ANC ($C_0$) for the ${}^{20}\mathrm{Ne}$ ground statein the $l=0{}^{16}\mathrm{O}+\alpha$ channel as a function of the channel radius $r_c$. The ${}^{20}\mathrm{Ne}$ ground state is calculated using the $abinitio$ SA-NCSM [with $\mathrm{SU}\left(3\right)$ basis] (blue) and NCSpM (gray $\times$) for increasing $N_{\max }$ model spaces and with (a) $\hslash \mathrm{\Omega }=13$ MeV, (b) $\hslash \mathrm{\Omega }=15$ MeV, and (c) $\hslash \mathrm{\Omega }=17$ MeV. The extrapolations (black) are determined with the Shanks transformation on the $N_{\max }=6,8,$ and 10 data.

Figure 6

${}^{16}\mathrm{O}{(\alpha ,\gamma )}^{20}\mathrm{Ne}$ reaction rate (in ${\mathrm{cm}}^3{\mathrm{mol}}^{-1}{\mathrm{s}}^{-1}$) through the 1.06-MeV $1^{-}$ resonance in ${}^{20}\mathrm{Ne}$ determined with Eq. (28) as a function of the temperature (in GK).

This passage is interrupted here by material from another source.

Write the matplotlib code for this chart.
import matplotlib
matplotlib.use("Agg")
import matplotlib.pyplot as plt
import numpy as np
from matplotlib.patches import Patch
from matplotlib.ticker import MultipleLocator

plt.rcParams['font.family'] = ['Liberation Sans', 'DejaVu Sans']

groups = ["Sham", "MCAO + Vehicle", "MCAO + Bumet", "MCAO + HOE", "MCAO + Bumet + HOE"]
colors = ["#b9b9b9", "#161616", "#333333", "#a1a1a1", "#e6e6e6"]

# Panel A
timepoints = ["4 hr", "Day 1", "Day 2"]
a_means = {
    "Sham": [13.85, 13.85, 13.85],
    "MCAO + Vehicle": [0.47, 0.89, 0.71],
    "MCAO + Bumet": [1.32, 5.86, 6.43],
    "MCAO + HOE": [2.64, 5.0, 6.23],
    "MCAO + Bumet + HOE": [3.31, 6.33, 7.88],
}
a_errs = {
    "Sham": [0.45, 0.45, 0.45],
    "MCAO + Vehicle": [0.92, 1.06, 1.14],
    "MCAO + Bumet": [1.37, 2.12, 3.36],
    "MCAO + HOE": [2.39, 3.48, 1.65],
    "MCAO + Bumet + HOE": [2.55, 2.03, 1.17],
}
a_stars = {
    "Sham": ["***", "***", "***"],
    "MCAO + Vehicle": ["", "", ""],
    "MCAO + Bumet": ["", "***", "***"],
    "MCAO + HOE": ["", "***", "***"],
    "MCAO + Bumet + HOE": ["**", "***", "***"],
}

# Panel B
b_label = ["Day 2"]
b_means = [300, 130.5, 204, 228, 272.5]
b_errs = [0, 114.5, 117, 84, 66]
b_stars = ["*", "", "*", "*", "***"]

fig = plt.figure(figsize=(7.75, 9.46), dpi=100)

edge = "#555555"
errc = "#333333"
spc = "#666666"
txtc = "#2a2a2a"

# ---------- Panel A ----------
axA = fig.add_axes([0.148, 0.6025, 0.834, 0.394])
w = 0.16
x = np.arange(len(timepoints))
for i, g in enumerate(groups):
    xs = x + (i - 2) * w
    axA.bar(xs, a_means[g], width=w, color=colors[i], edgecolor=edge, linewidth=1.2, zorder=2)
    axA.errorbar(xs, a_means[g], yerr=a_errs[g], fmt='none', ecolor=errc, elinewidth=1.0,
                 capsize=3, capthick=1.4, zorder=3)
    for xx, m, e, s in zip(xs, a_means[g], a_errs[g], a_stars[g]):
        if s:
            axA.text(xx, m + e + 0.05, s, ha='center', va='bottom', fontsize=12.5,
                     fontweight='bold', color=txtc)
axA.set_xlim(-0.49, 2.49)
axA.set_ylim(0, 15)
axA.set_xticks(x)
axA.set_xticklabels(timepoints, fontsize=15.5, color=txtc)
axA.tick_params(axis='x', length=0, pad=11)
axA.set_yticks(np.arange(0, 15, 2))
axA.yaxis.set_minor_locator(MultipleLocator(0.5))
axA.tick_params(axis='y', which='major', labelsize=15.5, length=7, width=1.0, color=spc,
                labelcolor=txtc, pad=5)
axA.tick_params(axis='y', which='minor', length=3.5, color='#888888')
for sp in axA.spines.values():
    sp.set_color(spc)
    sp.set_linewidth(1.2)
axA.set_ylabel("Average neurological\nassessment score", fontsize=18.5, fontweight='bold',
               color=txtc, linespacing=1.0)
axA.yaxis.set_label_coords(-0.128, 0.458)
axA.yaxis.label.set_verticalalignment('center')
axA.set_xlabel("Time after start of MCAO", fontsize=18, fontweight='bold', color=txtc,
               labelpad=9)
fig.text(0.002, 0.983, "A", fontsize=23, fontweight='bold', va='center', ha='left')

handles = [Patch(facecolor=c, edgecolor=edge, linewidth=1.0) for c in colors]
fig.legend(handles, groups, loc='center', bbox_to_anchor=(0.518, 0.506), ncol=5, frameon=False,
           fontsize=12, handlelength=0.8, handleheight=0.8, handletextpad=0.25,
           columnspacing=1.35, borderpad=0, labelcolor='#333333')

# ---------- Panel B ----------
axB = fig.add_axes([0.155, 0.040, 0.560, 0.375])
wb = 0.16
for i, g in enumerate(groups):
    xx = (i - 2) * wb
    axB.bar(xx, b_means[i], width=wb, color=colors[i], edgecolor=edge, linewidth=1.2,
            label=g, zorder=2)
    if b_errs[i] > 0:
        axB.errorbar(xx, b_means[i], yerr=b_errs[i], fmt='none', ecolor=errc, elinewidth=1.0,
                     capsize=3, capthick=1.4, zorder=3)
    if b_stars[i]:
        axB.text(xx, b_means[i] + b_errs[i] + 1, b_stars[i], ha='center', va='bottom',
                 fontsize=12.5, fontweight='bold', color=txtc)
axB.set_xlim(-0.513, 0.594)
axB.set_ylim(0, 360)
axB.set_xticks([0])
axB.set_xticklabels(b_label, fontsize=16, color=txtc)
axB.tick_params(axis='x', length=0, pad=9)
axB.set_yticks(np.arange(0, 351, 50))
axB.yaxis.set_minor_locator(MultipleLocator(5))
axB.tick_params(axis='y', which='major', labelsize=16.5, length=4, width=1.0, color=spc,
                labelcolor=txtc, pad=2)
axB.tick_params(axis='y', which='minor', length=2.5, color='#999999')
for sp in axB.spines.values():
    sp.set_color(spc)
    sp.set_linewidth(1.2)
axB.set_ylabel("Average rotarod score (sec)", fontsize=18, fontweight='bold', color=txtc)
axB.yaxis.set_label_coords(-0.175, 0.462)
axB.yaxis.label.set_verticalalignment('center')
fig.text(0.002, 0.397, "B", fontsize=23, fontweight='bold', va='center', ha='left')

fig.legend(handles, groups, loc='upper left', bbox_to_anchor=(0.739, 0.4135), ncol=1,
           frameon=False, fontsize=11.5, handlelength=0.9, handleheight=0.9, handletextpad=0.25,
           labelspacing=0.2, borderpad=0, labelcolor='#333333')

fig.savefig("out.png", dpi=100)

The reaction rate determined with the extrapolated $\alpha$ partial width ${\mathrm{\Gamma }}_{\alpha }=10\left(3\right)$ eV derived from $abinitio$ SA-NCSM wave functions [red, labeled as “SA-NCSM /$\mathrm{SU}\left(3\right)$”] is compared to the database reaction rate (blue). The error in the database rate is given by the thickness in the curve.

Figure 7

The difference between the initial mass fractions of the neutron star and the mass fractions 24 h after the burst begins, based on the MESA XRB simulation that uses the database reaction rate (blue circles) and the reaction rate derived from $abinitio$ SA-NCSM wave functions, shown in Fig. 6 (red $\times$). All isotopes in the network with mass differences greater than ${10}^{-10}$ are shown, and we label some isotopes of interest. The inset shows a detailed look at the abundance pattern for isotopes of H, He, Mn, and Fe.